Now that the nice weather is here, construction crews are a common sight. But in many cases, workers are digging up roadways to repair aging water and sewer pipes. Old infrastructure can create new challenges as well as inconveniences.
This week a sinkhole opened up unexpectedly at one of Albany's busiest intersections: an old brick manhole dating to the 1870s, far below the road surface at the intersection of New Scotland Avenue and Madison Avenue, collapsed, opening up a large crack in the pavement and a 20- to 30-foot hole, forcing the streets to be closed for days.
Joe Coffey with the city water department tells Newschannel 13: “You start digging. This is so old. And there was a lot of... We're finding some pipes that are not on anybody's maps.”
Crews had to widen the opening, cut through layers of old pavement and steel trolley tracks before they could assess the situation and proceed with repairs. Citizens of the fiscally-strapped capital city may have dodged a bullet — this time. Albany City Treasurer Darius Shahinfar : "The water department is taking a look at it. And they have a separate budget from the city. And separate revenue sources. So there's a likelihood that at least a portion of if not all of the extra costs aren't gonna be directly borne by the city taxpayers. It does underscore the problem that we have in old upstate industrial cities, that we have an aging infrastructure. And if bad things happen to that infrastructure, unless we have reserves or a way to access monies to repair a problem, we don't have a way to deal with them."
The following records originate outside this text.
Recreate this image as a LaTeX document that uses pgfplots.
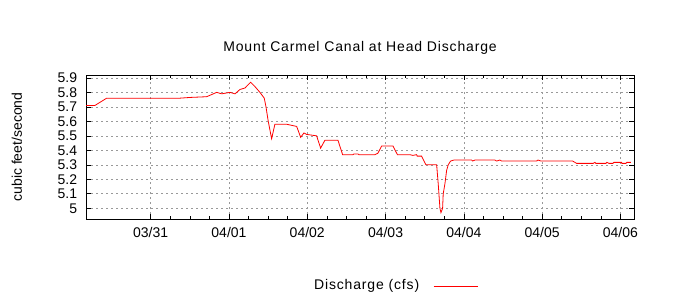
\documentclass[border=0pt]{standalone}
\usepackage{pgfplots}
\pgfplotsset{compat=1.18}
\usepackage{fontspec}
\setmainfont{Liberation Sans}
\newfontfamily\widefont[LetterSpace=6]{Liberation Sans}
\begin{document}
\begin{tikzpicture}[x=1pt,y=1pt]
\fontsize{14}{16}\selectfont
\path[use as bounding box] (0,0) rectangle (700,300);
\begin{axis}[
  at={(86pt,81pt)}, anchor=south west,
  scale only axis, width=548pt, height=144pt,
  xmin=-0.826, xmax=6.174,
  ymin=4.926, ymax=5.92,
  xtick={0,1,2,3,4,5,6},
  xticklabels={03/31,04/01,04/02,04/03,04/04,04/05,04/06},
  minor x tick num=3,
  ytick={5,5.1,5.2,5.3,5.4,5.5,5.6,5.7,5.8,5.9},
  yticklabels={5,5.1,5.2,5.3,5.4,5.5,5.6,5.7,5.8,5.9},
  tick align=inside,
  major tick length=5pt, minor tick length=3pt,
  grid=major,
  major grid style={gray!80, dash pattern=on 2pt off 3pt, line width=0.6pt},
  axis line style={black, line width=0.8pt},
  tick style={black, line width=0.6pt},
  every tick label/.append style={font=\fontsize{14}{14}\selectfont},
  yticklabel style={xshift=-4pt},
  xticklabel style={yshift=-3pt},
  ylabel={cubic feet/second},
  ylabel style={font=\fontsize{14}{14}\selectfont, at={(axis description cs:-0.126,0.5)}, anchor=center},
  title={Mount Carmel Canal at Head Discharge},
  title style={font=\widefont\fontsize{14}{14}\selectfont, yshift=10pt},
  legend style={draw=none, fill=none, at={(0.564,-0.465)}, anchor=center, font=\widefont\fontsize{14}{14}\selectfont},
  legend plot pos=right,
  legend image code/.code={\draw[red, line width=0.8pt] (0pt,0pt) -- (44pt,0pt);},
]
\addplot[red, line width=0.8pt] coordinates {
(-0.826,5.71) (-0.711,5.71) (-0.562,5.76) (-0.392,5.76) (0.374,5.76) (0.502,5.765) (0.715,5.77)
(0.843,5.80) (0.907,5.79) (1.013,5.80) (1.077,5.79) (1.141,5.82) (1.204,5.83) (1.277,5.87)
(1.332,5.84) (1.396,5.80) (1.451,5.76) (1.473,5.70) (1.502,5.60) (1.545,5.48) (1.587,5.58)
(1.737,5.58) (1.865,5.565) (1.916,5.49) (1.958,5.52) (1.992,5.51) (2.120,5.50) (2.171,5.415)
(2.226,5.47) (2.392,5.47) (2.452,5.37) (2.584,5.37) (2.596,5.375) (2.648,5.375) (2.660,5.37)
(2.865,5.37) (2.903,5.38) (2.950,5.43) (3.095,5.43) (3.152,5.37) (3.312,5.37) (3.350,5.365)
(3.397,5.37) (3.405,5.36) (3.461,5.36) (3.516,5.30) (3.653,5.30) (3.673,5.17) (3.695,5.0)
(3.708,4.97) (3.729,5.0) (3.737,5.1) (3.759,5.17) (3.780,5.26) (3.801,5.30) (3.831,5.326)
(3.874,5.333) (4.100,5.333) (4.113,5.326) (4.142,5.333) (4.397,5.333) (4.419,5.326)
(4.461,5.333) (4.483,5.326) (4.930,5.326) (4.946,5.333) (4.985,5.326) (5.390,5.326)
(5.441,5.31) (5.653,5.31) (5.674,5.317) (5.687,5.31) (5.815,5.31) (5.828,5.317) (5.853,5.31)
(5.904,5.31) (5.917,5.317) (6.015,5.317) (6.019,5.31) (6.070,5.31) (6.083,5.317) (6.134,5.317)
};
\addlegendentry{Discharge (cfs)\rule{12pt}{0pt}}
\end{axis}
\end{tikzpicture}
\end{document}
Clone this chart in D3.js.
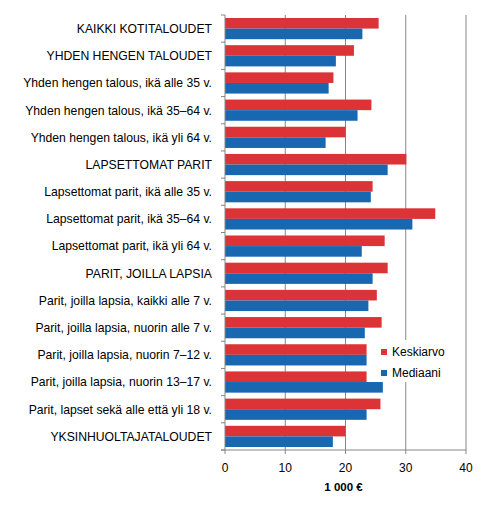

Congressman Paul Tonko has made the region’s infrastructure problems a priority. He stopped by Troy in January as crews struggled to patch a huge water main break in Lansingburgh that sent gallons upon gallons of water spewing into the streets, affecting the water supply to neighboring communities. "I am the ranking Democrat on the subcommittee of the environment and the economy. And we have for the last several months, better part of the year, have been advancing this notion of investing in the hidden infrastructure, often times out of sight, out of mind."
The Democrat vowed he'd "search high and low" for a solution. "We have systems that include wooden pipes. We over 140-year-old infrastructure in this given congressional district. With pipe bursts we have lost millions of gallons of water. And so this is yet another example of a national problem that requires national solutions."
Troy Mayor Parick Madden is trying to be optimistic. "It's not as though our infrastructure is crumbling. It is aging, in places, but, for example, I was at the water plant last week. I was given a tour of the facility, an opportunity to ask a bunch of questions, and it's a very impressive operation. It's really a crown jewel for us, and it's been very well maintained over the years. We do have some old pipes under our streets, and they go periodically. However, this past winter I think we had probably about 50 percent of the breaks that we had the winter before. So it's not that Troy is falling apart, but, this year unfortunately we had one of the bigger ones let go, and that was quite newsworthy, and was probably covered to a degree that exceeded its newsworthiness."
Meanwhile, the costs of fixing America's old pipes continues to grow: The American Society of Civil Engineers estimates that it will take nearly $300 billion in capital investment over the next 20 years to get the nation's waste and stormwater systems up to date. The society pegs the cost of replacing every drinking water pipe that has exceeded its life expectancy at about $1 trillion.